We went by train the next morning via Aveiro Line to Porto, and since we already have our tickets from the day before, we only had to wait for the train.

Porto (also known as Oporto) is a vibrant city and has a rich cultural offering. It is the second major urban area in Portugal. The nightlife is very alive (as I’ve heard) and there are numerous concerts and parties. You can always check out on their website. For those who want it easy, you can visit Porto and hit an exciting neighbourhood in one day. But of course if one wants to see a whole lot more, it’s advisable to stay a few more days.

We arrived at Estação São Bento (São Bento Station) and started our sightseeing. The station itself is already an architectural gem. The building was designed with a touch of French Renaissance. We first went to a nearby tourist office where we got a good city map and tips for a tour. Then we made a trip to the subway going to Casa da Música, a major concert hall and houses the cultural institution with the same name. For an architecture enthusiast like myself, it is a must see place. The place is open for guided tours. We were there and unfortunately had to wait for the next couple of hours for the following guided tour inside, so we decided to just go around and took some pictures.

We went back to the subway to São Bento, the original starting point of the tour. From there, we climb up to the Sé do Porto (Porto Cathedral) in which we could barely get in and already whisked away since they are closing. So we didn’t really see anything inside the church. But in front of the cathedral is a fantastic panorama of the city and the Douro river. Then we were off to see the main attraction of Porto, the bridges. But before, we went to the Funicular dos Guindais, a cable car from Batalha station going down the steep hill, the Ribeira station, which is on the foot of the bridge, Ponte Dom Luis I.

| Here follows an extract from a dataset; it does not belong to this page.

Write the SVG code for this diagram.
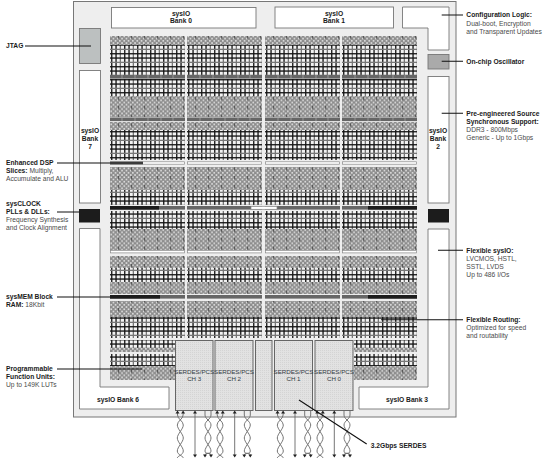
<svg xmlns="http://www.w3.org/2000/svg" xmlns:xlink="http://www.w3.org/1999/xlink" width="554" height="464" viewBox="0 0 554 464">
<style>
text{font-family:"Liberation Sans",Arial,sans-serif;font-size:6.7px;fill:#4a4a4a}
.b{font-weight:bold;fill:#1a1a1a}
.m{text-anchor:middle}
.s{font-size:6.2px;fill:#333b44}
.io{fill:#fff;stroke:#777;stroke-width:.9}
.k{fill:#1c1c1c}
.g{fill:#666}
.w{fill:#fff;stroke:#888;stroke-width:.7}
.d{fill:url(#dots)}
.n{fill:url(#grid)}
.sd{fill:url(#sdp);stroke:#666;stroke-width:1}
.l{stroke:#111;stroke-width:1.1;fill:none}
.p{stroke:#666;stroke-width:.9;fill:none}
</style>
<defs>
<pattern id="dots" patternUnits="userSpaceOnUse" width="13" height="8.8">
<rect width="13" height="8.8" fill="#8c8c8c"/>
<g fill="#dcdcdc">
<rect x=".4" y=".4" width="1.7" height="1.7"/><rect x="4.7" y=".4" width="1.7" height="1.7"/><rect x="9" y=".4" width="1.7" height="1.7"/>
<rect x="2.6" y="2.6" width="1.7" height="1.7"/><rect x="6.9" y="2.6" width="1.7" height="1.7"/><rect x="11.2" y="2.6" width="1.7" height="1.7"/>
<rect x=".4" y="4.8" width="1.7" height="1.7"/><rect x="4.7" y="4.8" width="1.7" height="1.7"/><rect x="9" y="4.8" width="1.7" height="1.7"/>
<rect x="2.6" y="7" width="1.7" height="1.7"/><rect x="6.9" y="7" width="1.7" height="1.7"/><rect x="11.2" y="7" width="1.7" height="1.7"/>
</g>
<rect x="8.400" width=".8" height="3.600" fill="#333"/>
</pattern>
<pattern id="grid" patternUnits="userSpaceOnUse" width="13" height="13">
<rect width="13" height="13" fill="#f2f2f2"/>
<rect x="1.100" width="1.300" height="13" fill="#111"/>
<rect x="5.400" width="1.300" height="13" fill="#111"/>
<rect x="9.700" width="1.300" height="13" fill="#777"/>
<rect y="1.100" width="13" height="1.300" fill="#111"/>
<rect y="5.400" width="13" height="1.300" fill="#111"/>
<rect y="9.700" width="13" height="1.300" fill="#777"/>
</pattern>
<pattern id="sdp" patternUnits="userSpaceOnUse" width="2" height="2">
<rect width="2" height="2" fill="#e2e2e2"/><rect width="1" height="1" fill="#d4d4d4"/>
</pattern>
<g id="col">
<rect class="d" y="36" width="75" height="9"/><rect class="n" y="45" width="75" height="30"/>
<rect class="g" y="75" width="75" height="3.600"/>
<rect class="n" y="79" width="75" height="17"/><rect class="d" y="96" width="75" height="21"/>
<rect class="g" y="117.500" width="75" height="3.600"/>
<rect class="d" y="122" width="75" height="8"/><rect class="n" y="130" width="75" height="30"/>
<rect class="w" x=".5" y="161.800" width="74" height="2.400"/>
<rect class="d" y="167" width="75" height="23"/><rect class="n" y="190" width="75" height="15"/>
<rect class="g" y="206" width="75" height="3.600"/>
<rect class="n" y="211" width="75" height="18"/><rect class="d" y="229" width="75" height="21"/>
<rect class="w" x=".5" y="250.500" width="74" height="2.400"/>
<rect class="d" y="256" width="75" height="12"/><rect class="n" y="268" width="75" height="14"/><rect class="d" y="282" width="75" height="12"/>
<rect class="g" y="295" width="75" height="3.600"/>
<rect class="d" y="301" width="75" height="16"/><rect class="n" y="317" width="75" height="21"/>
<rect class="n" y="340" width="75" height="8"/><rect class="d" y="348" width="75" height="4"/>
<rect class="n" y="354" width="75" height="12"/><rect class="d" y="366" width="75" height="14"/>
</g>
<g id="pa">
<path class="p" d="M-2.800 413V415C-2.800 419 3 421 3 425S-3 434 -3 438 3 447 3 451 -3 456 -3 458M2.800 413V415C2.800 419 -3 421 -3 425S3 434 3 438 -3 447 -3 451 3 456 3 458"/>
<path d="M-2.800 410.500l-2 3h4zM2.800 410.500l-2 3h4z" fill="#222"/>
</g>
<g id="pb">
<path class="p" d="M-3 411V415C-3 419 3 421 3 425S-3 434 -3 438 3 447 3 451 -3 452 -3 455M3 411V415C3 419 -3 421 -3 425S3 434 3 438 -3 447 -3 451 3 452 3 455"/>
<path d="M-3 457.500l-2-3h4zM3 457.500l-2-3h4z" fill="#222"/>
</g>
<g id="ps">
<path class="p" d="M0 413V455"/>
<path d="M0 410.500l-2 3h4zM0 457.500l-2-3h4z" fill="#222"/>
</g>
</defs>
<rect width="554" height="464" fill="#fff"/>
<rect id="chip" x="73.500" y="1.500" width="382.500" height="415.500" fill="#eeeeee" stroke="#777" stroke-width="1"/>
<g id="fabric">
<use href="#col" x="110"/><use href="#col" x="187"/><use href="#col" x="265"/><use href="#col" x="342"/>
<rect x="175" y="338.500" width="179" height="44" fill="#eee"/>
<rect x="110" y="206" width="49" height="3.600" class="k"/>
<rect x="368" y="206" width="49" height="3.600" class="k"/>
<rect x="110" y="295" width="50" height="3.600" class="k"/>
<rect x="368" y="295" width="49" height="3.600" class="k"/>
<rect x="110" y="161.500" width="33" height="3" class="g"/>
<rect class="w" x="251" y="206.300" width="26" height="3"/>
<path d="M122 75v3.600M135 75v3.600M148 75v3.600M161 75v3.600M173 75v3.600M200 75v3.600M213 75v3.600M225 75v3.600M238 75v3.600M250 75v3.600M278 75v3.600M291 75v3.600M303 75v3.600M316 75v3.600M328 75v3.600M355 75v3.600M368 75v3.600M380 75v3.600M393 75v3.600M405 75v3.600M122 117.500v3.600M135 117.500v3.600M148 117.500v3.600M161 117.500v3.600M173 117.500v3.600M200 117.500v3.600M213 117.500v3.600M225 117.500v3.600M238 117.500v3.600M250 117.500v3.600M278 117.500v3.600M291 117.500v3.600M303 117.500v3.600M316 117.500v3.600M328 117.500v3.600M355 117.500v3.600M368 117.500v3.600M380 117.500v3.600M393 117.500v3.600M405 117.500v3.600" stroke="#bbb" stroke-width=".6"/>
</g>
<g id="bank0"><rect class="io" x="111.500" y="7.500" width="144.500" height="20.500"/><text class="b m" x="181" y="15.700">sysIO</text><text class="b m" x="181" y="23.400">Bank 0</text></g>
<g id="bank1"><rect class="io" x="275" y="7" width="118.500" height="21"/><text class="b m" x="334" y="15.700">sysIO</text><text class="b m" x="334" y="23.400">Bank 1</text></g>
<g id="config"><path class="io" d="M402.500 7H449V50H428V28H402.500Z"/></g>
<g id="osc"><rect x="428" y="54.500" width="21" height="14.500" fill="#aaa" stroke="#777" stroke-width=".9"/></g>
<g id="bank2"><rect class="io" x="428" y="76.500" width="21" height="126.500"/><text class="b m" x="438" y="133">sysIO</text><text class="b m" x="438" y="140.700">Bank</text><text class="b m" x="438" y="148.700">2</text></g>
<g id="pll-right"><rect class="k" x="428" y="209" width="21" height="13.500"/></g>
<g id="bank3"><path class="io" d="M428 229H449V409H359V387H428Z"/><text class="b m" x="407" y="402">sysIO Bank 3</text></g>
<g id="jtag"><rect x="79.500" y="28.500" width="21" height="35" fill="#bcc0c0" stroke="#777" stroke-width=".9"/></g>
<g id="bank7"><rect class="io" x="79.500" y="70.500" width="21" height="132.500"/><text class="b m" x="90" y="133.400">sysIO</text><text class="b m" x="90" y="141">Bank</text><text class="b m" x="90" y="149">7</text></g>
<g id="pll-left"><rect class="k" x="79" y="209" width="21" height="13.500"/></g>
<g id="bank6"><path class="io" d="M79.500 228.500H100V387H169V409H79.500Z"/><text class="b m" x="118" y="402">sysIO Bank 6</text></g>
<g id="serdes">
<g id="ch3"><rect class="sd" x="175.500" y="340.500" width="37.500" height="70"/><text class="s m" x="194.200" y="373.500">SERDES/PCS</text><text class="s m" x="194.200" y="380.500">CH 3</text></g>
<g id="ch2"><rect class="sd" x="215" y="340.500" width="38" height="70"/><text class="s m" x="234" y="373.500">SERDES/PCS</text><text class="s m" x="234" y="380.500">CH 2</text></g>
<g id="aux"><rect class="sd" x="255.500" y="340.500" width="16.500" height="70"/></g>
<g id="ch1"><rect class="sd" x="274.500" y="340.500" width="38" height="70"/><text class="s m" x="293.500" y="373.500">SERDES/PCS</text><text class="s m" x="293.500" y="380.500">CH 1</text></g>
<g id="ch0"><rect class="sd" x="315" y="340.500" width="38" height="70"/><text class="s m" x="334" y="373.500">SERDES/PCS</text><text class="s m" x="334" y="380.500">CH 0</text></g>
</g>
<g id="pins">
<use href="#pa" x="180.300"/><use href="#ps" x="195"/><use href="#pb" x="208"/>
<use href="#pa" x="220"/><use href="#ps" x="234.700"/><use href="#pb" x="247.300"/>
<use href="#pa" x="280.300"/><use href="#ps" x="295"/><use href="#pb" x="307.700"/>
<use href="#pa" x="320"/><use href="#ps" x="334.300"/><use href="#pb" x="347"/>
</g>
<g id="connectors">
<path class="l" d="M25 46H91M57 163H143M57 212H79M57 297H110M57 369H142M441.700 15H463M441.700 61.300H463M441.700 113.300H463M438 250.300H463M381 319.700H463M299 400L366.700 444"/>
</g>
<g id="labels">
<text class="b" x="6" y="48.400">JTAG</text>
<text class="b" x="6" y="164.700">Enhanced DSP</text>
<text x="6" y="172.700"><tspan class="b">Slices:</tspan> Multiply,</text>
<text x="6" y="181">Accumulate and ALU</text>
<text class="b" x="6" y="206">sysCLOCK</text>
<text class="b" x="6" y="214.400">PLLs &amp; DLLs:</text>
<text x="6" y="222.400">Frequency Synthesis</text>
<text x="6" y="230.400">and Clock Alignment</text>
<text class="b" x="6" y="299">sysMEM Block</text>
<text x="6" y="307.400"><tspan class="b">RAM:</tspan> 18Kbit</text>
<text class="b" x="6" y="371">Programmable</text>
<text class="b" x="6" y="379">Function Units:</text>
<text x="6" y="387">Up to 149K LUTs</text>
<text class="b" x="466.300" y="17.400">Configuration Logic:</text>
<text x="466.300" y="25.700">Dual-boot, Encryption</text>
<text x="466.300" y="33.700">and Transparent Updates</text>
<text class="b" x="466.300" y="63.700">On-chip Oscillator</text>
<text class="b" x="466.300" y="116">Pre-engineered Source</text>
<text class="b" x="466.300" y="124">Synchronous Support:</text>
<text x="466.300" y="132">DDR3 - 800Mbps</text>
<text x="466.300" y="140">Generic - Up to 1Gbps</text>
<text class="b" x="466.300" y="252.700">Flexible sysIO:</text>
<text x="466.300" y="261">LVCMOS, HSTL,</text>
<text x="466.300" y="269">SSTL, LVDS</text>
<text x="466.300" y="277">Up to 486 I/Os</text>
<text class="b" x="466.300" y="322">Flexible Routing:</text>
<text x="466.300" y="330.400">Optimized for speed</text>
<text x="466.300" y="338.400">and routability</text>
<text class="b" x="370.700" y="447.700">3.2Gbps SERDES</text>
</g>
</svg>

Although the trip with this funicular was somewhat unique, there was hardly anyone there, saved for a Russian couple. This was perhaps because of the unattractive entrance when you come to a city wall, then down a flight of stairs. It didn’t cost us extra since we already had our day pass for all the public transport. We weren’t so sure at first how to go about since we were the only people in there. There was an indicator which shows a number 26, and we thought that the cable car is only available in 26 minutes. We wanted to ask the man behind the counter but was too busy talking on the phone. Suddenly there came a signal (a blinking yellow light), and the thing just drove off without us. Then we waited for the next empty wagon, got in and drove down the steep hill. I was supposed to meet up with my friend Margo who is also there for a visit and have been texting our whereabouts. Funny though because I didn’t see the people inside the incoming wagon and she texted me that she just saw us in the car going down.

Below, we were right at the foot of Ponte Dom Luis I and the nearby Ponte Maria Pia. Ponte Maria Pia was engineered by Gustave Eiffel in 1877, the same Eiffel who built the famous Eiffel Tower in Paris, whereby the Ponte Dom Luis I was a sole responsibility of Téophile Seyrig. We walked on the bridge towards Vila Nova de Gaia, which is actually a separate city. Vila Nova de Gaia already existed during the Roman empire. It is also well known for its “lodges” (locally known as caves) where the world-famous Port wine is stored and aged. The lodges become a primary tourist magnet. We were already approached a lot to visit the wine cellars. I would have loved to, but due to our time constraints, we decided to just go about. We wanted to take a boat tour, so we asked for tickets at one of many tour vendors on the river.  It was still half an hour to wait, so we had time to have a little break at the cafe nearby.

On the boat, we were together with a load of elderly tourists who were travelling as a group, and we first had to wait for them until we could take off. Despite the rainy and cold weather, it was a fantastic tour through the numerous bridges and past the  “Mosteiro da Serra do Pilar“, which is also a part of the World Heritage Site of Porto. Unfortunately, the monastery is off limits to tourists.

Going back to Porto, we wanted to cross the bridge but this time on the top. You can take a cable car in Vila Nova de Gaia going up the hill. The view on top is fantastic. We come up to the next tram stop and then cross the bridge riding the tram. Passing by the “Praça da Liberdade” and the church “Igreja dos Clerigos” with its imposing tower, we went to the “Centro Português de Fotografia”. There was an exhibit of press photography about Afghanistan.

Finally, I wanted to meet up with my friend Margo and her friend, so we took a taxi to where they are. From there, we rode the bus back Casa da Música where we had some coffee and cake and a good chat. I’ve met her in Lìsek during our training course in 2011. It was nice seeing her again after a long time. Then it was time to say goodbye again, and we headed to the train station in São Bento. At Aveiro, we went to our favourite food court at the mall to get our dinner.